At the March meeting we will be discussing The God of Small Things by Arundhati Roy.

The books we will read through May 2019 are listed below.  The list has changed slightly, so do look it over.  If you have suggestions or comments, send them to tonilin@aol.com.

Please join us for the discussion.  Whether or not you have read the book you are welcome to participate.  We meet on the second Tuesday of each month.

March — Roy, Arundhati, The God of Small Things.  2008. 333 pp.

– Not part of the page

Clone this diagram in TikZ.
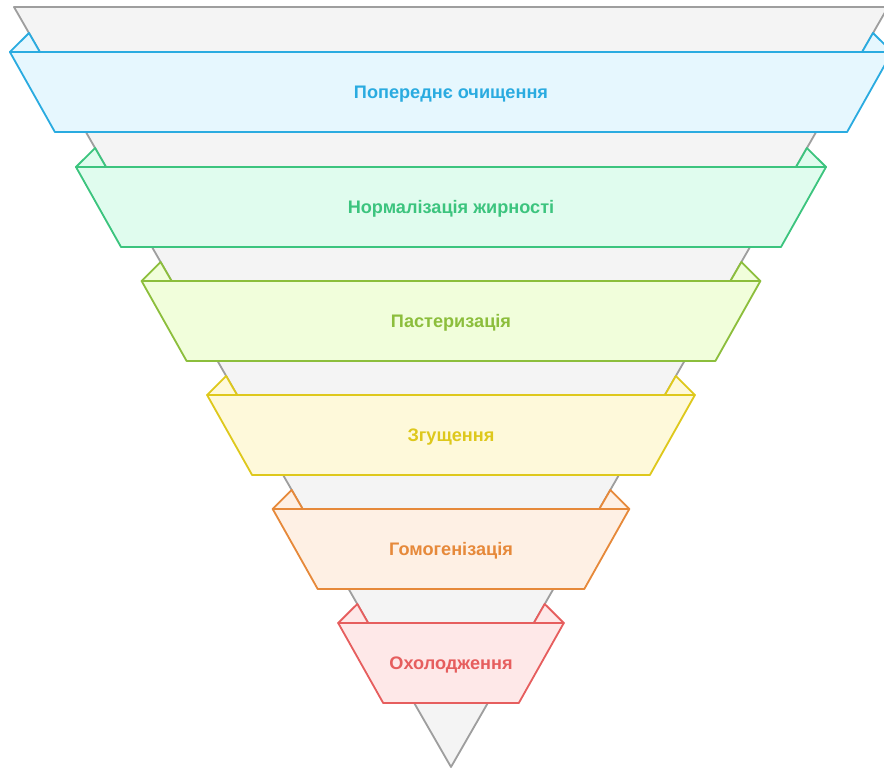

Compared favorably to the works of Faulkner and Dickens, Arundhati Roy’s modern classic is equal parts family saga, love story, and political drama. The seven-year-old twins Estha and Rahel see their world shaken irrevocably by the arrival of their beautiful young cousin, Sophie. It is an event that will lead to an illicit liaison and tragedies accidental and intentional, exposing “big things [that] lurk unsaid” in a country drifting dangerously toward unrest. Lush, lyrical, and unnerving, The God of Small Thingsis an award-winning landmark that started for its author an esteemed career of fiction and political commentary that continues unabated.

April — Dubus III, Andre, Gone So Long, 2018. 444 pp.

May — Hope, Jahren. Lab Girl. New York: Vintage, 2017. 290 pp.

Acclaimed scientist Hope Jahren has built three laboratories in which she’s studied trees, flowers, seeds, and soil. Her first book is a treatise on plant life—but it is also so much more. Lab Girl is told through Jahren’s remarkable stories: about her childhood in rural Minnesota with an uncompromising mother and a father who encouraged hours of play in his classroom’s labs; about how she found a sanctuary in science, and learned to perform lab work done “with both the heart and the hands”; and about the inevitable disappointments but also the exhilarating discoveries of scientific work. Central is a relationship Jahren forged with a brilliant, wounded man, who becomes her lab partner and best friend. Their adventures in science take them from the Midwest across the U.S.  and back again, over the Atlantic to the ever-light skies of the North Pole and to tropical Hawaii, where she and her lab currently make their home.  Lab Girl opens your eyes to the beautiful, sophisticated mechanisms within every leaf, blade of grass, and flower petal.